### Provided material

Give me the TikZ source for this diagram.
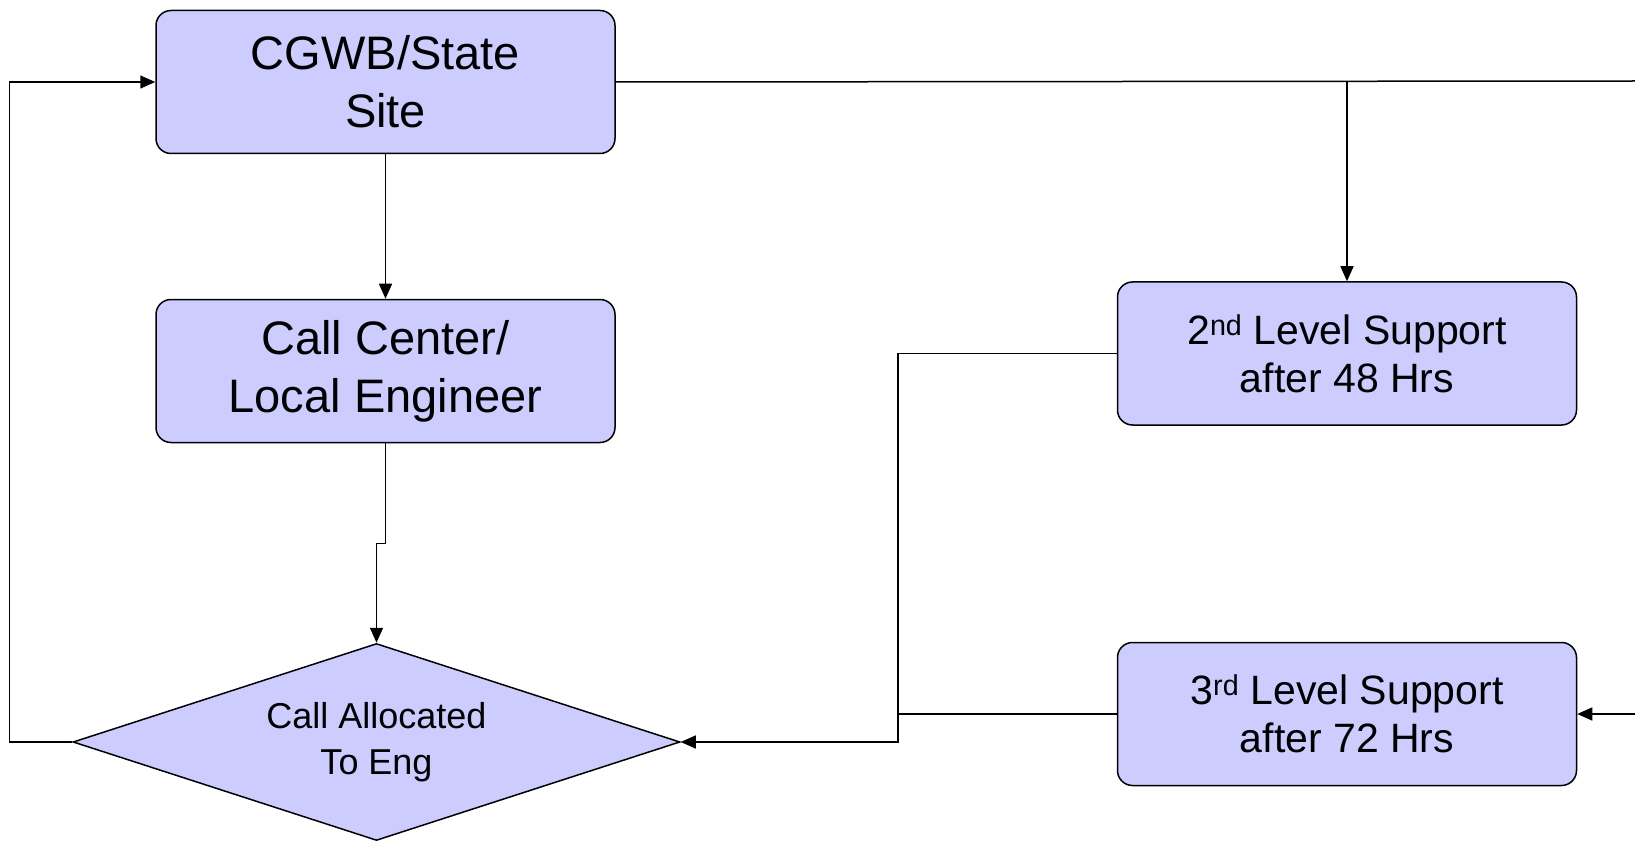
\documentclass[tikz,border=0pt]{standalone}
\usepackage{fontspec}
\setmainfont{Liberation Sans}
\usepackage{xcolor}
\usepackage{tikz}
\usetikzlibrary{arrows.meta,shapes.geometric}
\definecolor{boxblue}{HTML}{CCCCFF}

\begin{document}
\begin{tikzpicture}[x=1pt, y=-1pt,
        box/.style={draw, fill=boxblue, rounded corners=15pt, line width=1.5pt,
                minimum width=459pt, minimum height=143pt, inner sep=0pt, align=center},
        decision/.style={draw, fill=boxblue, diamond, aspect=3.08, line width=1.5pt,
                minimum width=607pt, minimum height=197pt, inner sep=0pt, align=center},
        link/.style={line width=1.5pt, -{Triangle[length=15pt, width=13pt]}},
        plain/.style={line width=1.5pt},
        big/.style={font=\fontsize{47}{58}\selectfont},
        mid/.style={font=\fontsize{41}{48}\selectfont},
        small/.style={font=\fontsize{36}{46}\selectfont}]
        \useasboundingbox (0,0) rectangle (1635,842);
        % boxes
        \node[box, big] (site) at (385.5,82) {CGWB/State\\Site};
        \node[box, big] (center) at (385.5,371) {Call Center/\\Local Engineer};
        \node[decision, small] (alloc) at (376.5,742) {Call Allocated\\To Eng};
        \node[box, mid] (lvltwo) at (1347,353.5) {2\textsuperscript{nd} Level Support\\after 48 Hrs};
        \node[box, mid] (lvlthree) at (1347,714) {3\textsuperscript{rd} Level Support\\after 72 Hrs};
        \coordinate (topend) at (1635,81);
        \coordinate (rightin) at (1635,714);
        % connectors
        \draw[plain] (site.east) -- (topend);
        \draw[link] (site.east -| lvltwo.north) -- (lvltwo.north);
        \draw[link] (rightin) -- (lvlthree.east);
        \draw[link] (site.south -| center.north) -- (center.north);
        \draw[link] (center.south) -- ++(0,100) -| (alloc.north);
        \draw[link] (alloc.west) -- ++(-63,0) |- (site.west);
        \draw[link] (lvltwo.west) -- ++(-219,0) |- (alloc.east);
        \draw[plain] (lvlthree.west) -- ++(-219,0);
\end{tikzpicture}
\end{document}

### Work required
Output each line exactly; omit every picture.

### Finished task
Give me the TikZ source for this diagram.
\documentclass[tikz,border=0pt]{standalone}
\usepackage{fontspec}
\setmainfont{Liberation Sans}
\usepackage{xcolor}
\usepackage{tikz}
\usetikzlibrary{arrows.meta,shapes.geometric}
\definecolor{boxblue}{HTML}{CCCCFF}

\begin{document}
\begin{tikzpicture}[x=1pt, y=-1pt,
        box/.style={draw, fill=boxblue, rounded corners=15pt, line width=1.5pt,
                minimum width=459pt, minimum height=143pt, inner sep=0pt, align=center},
        decision/.style={draw, fill=boxblue, diamond, aspect=3.08, line width=1.5pt,
                minimum width=607pt, minimum height=197pt, inner sep=0pt, align=center},
        link/.style={line width=1.5pt, -{Triangle[length=15pt, width=13pt]}},
        plain/.style={line width=1.5pt},
        big/.style={font=\fontsize{47}{58}\selectfont},
        mid/.style={font=\fontsize{41}{48}\selectfont},
        small/.style={font=\fontsize{36}{46}\selectfont}]
        \useasboundingbox (0,0) rectangle (1635,842);
        % boxes
        \node[box, big] (site) at (385.5,82) {CGWB/State\\Site};
        \node[box, big] (center) at (385.5,371) {Call Center/\\Local Engineer};
        \node[decision, small] (alloc) at (376.5,742) {Call Allocated\\To Eng};
        \node[box, mid] (lvltwo) at (1347,353.5) {2\textsuperscript{nd} Level Support\\after 48 Hrs};
        \node[box, mid] (lvlthree) at (1347,714) {3\textsuperscript{rd} Level Support\\after 72 Hrs};
        \coordinate (topend) at (1635,81);
        \coordinate (rightin) at (1635,714);
        % connectors
        \draw[plain] (site.east) -- (topend);
        \draw[link] (site.east -| lvltwo.north) -- (lvltwo.north);
        \draw[link] (rightin) -- (lvlthree.east);
        \draw[link] (site.south -| center.north) -- (center.north);
        \draw[link] (center.south) -- ++(0,100) -| (alloc.north);
        \draw[link] (alloc.west) -- ++(-63,0) |- (site.west);
        \draw[link] (lvltwo.west) -- ++(-219,0) |- (alloc.east);
        \draw[plain] (lvlthree.west) -- ++(-219,0);
\end{tikzpicture}
\end{document}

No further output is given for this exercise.